Сразу же после захвата власти большевиками газета поместила большой и подробный репортаж о том, «как это было», его авторы не скрывали своего критического отношения к насильственным действиям. 27 октября Московский Совет рабочих и солдатских депутатов закрыл «Русское слово» вместе с другими газетами, осудившими большевистский переворот. Но потеряли работу и соответственно средства к существованию сотни московских печатников. Новая власть, чувствовавшая себя еще очень неуверенно, вынуждена была отменить свое решение, и 8 ноября «Русское слово» возобновило выход. Но «счастье» продолжалось неполных три недели. Ненавидевшие свободную прессу ленинцы видели в ней громадную угрозу для своего режима и упрямо вели дело к закрытию «буржуазных» газет, ломая слабое сопротивление своих временных союзников эсеров. А в «Русском слове» стремились сказать «последнюю правду» своим читателям. Сергей Варшавский писал о затоптанной свободе печати, Сергей Яблоновский — о «фальшивых векселях», выданных русскому народу Лениным и Троцким, Петр Ашевский — о погибших, бесследно исчезнувших москвичах, которых разыскивают родные в анатомическом театре Московского университета: «Пусть побывает здесь вся Москва и собственными глазами увидит, во что на деле претворяются безумные призывы к гражданской войне»[1325]. Александр Кугель, выпуская последние стрелы по адресу большевиков, признал: «Мы не умели любить Россию»[1326].
Оставалась надежда на Учредительное собрание, хотя было ясно, что большевики власть не отдадут.
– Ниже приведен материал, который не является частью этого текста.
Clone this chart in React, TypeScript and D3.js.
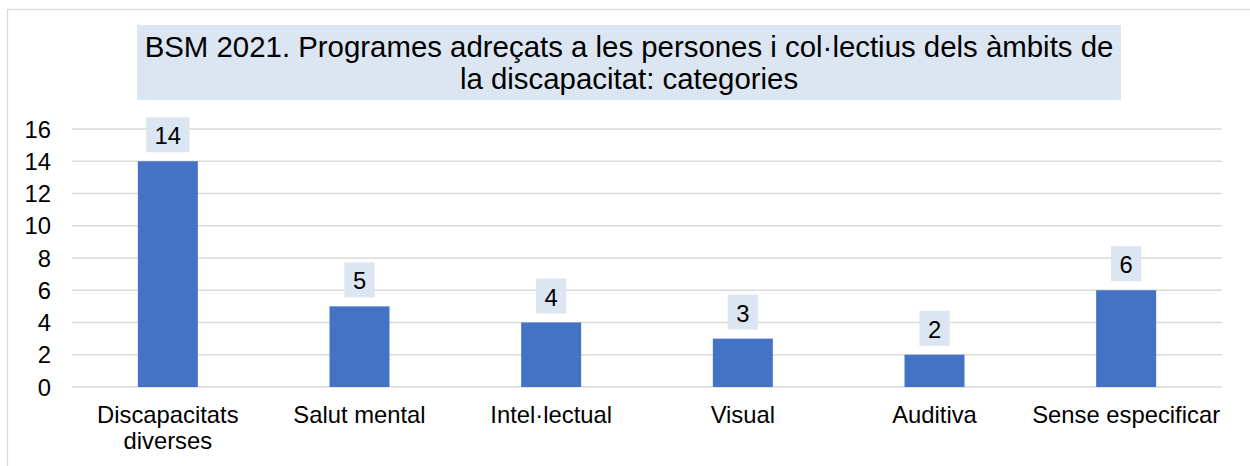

И все-таки была надежда на какой-то заслон перед царством большевистской деспотии. Накануне выборов в анонимной передовой статье «На развалинах» газета писала: «Через 4 дня должен наступить момент, которого целое столетие ждали лучшие русские люди, за наступление которого лилась кровь лучших сынов России. Но у нас нет твердой уверенности, что этот момент наступит, нет уверенности, что выборы состоятся, хотя до них осталось всего четыре дня <…> Начав свое дело насилием и кровью, большевики вынуждены стать на штыки, ступив на путь террора, угроз „революционным“ судом всякому, кто посмеет печатно протестовать против „диктатуры штыка“ и охраняемых этим штыком провозглашенных большевистских начал»[1327].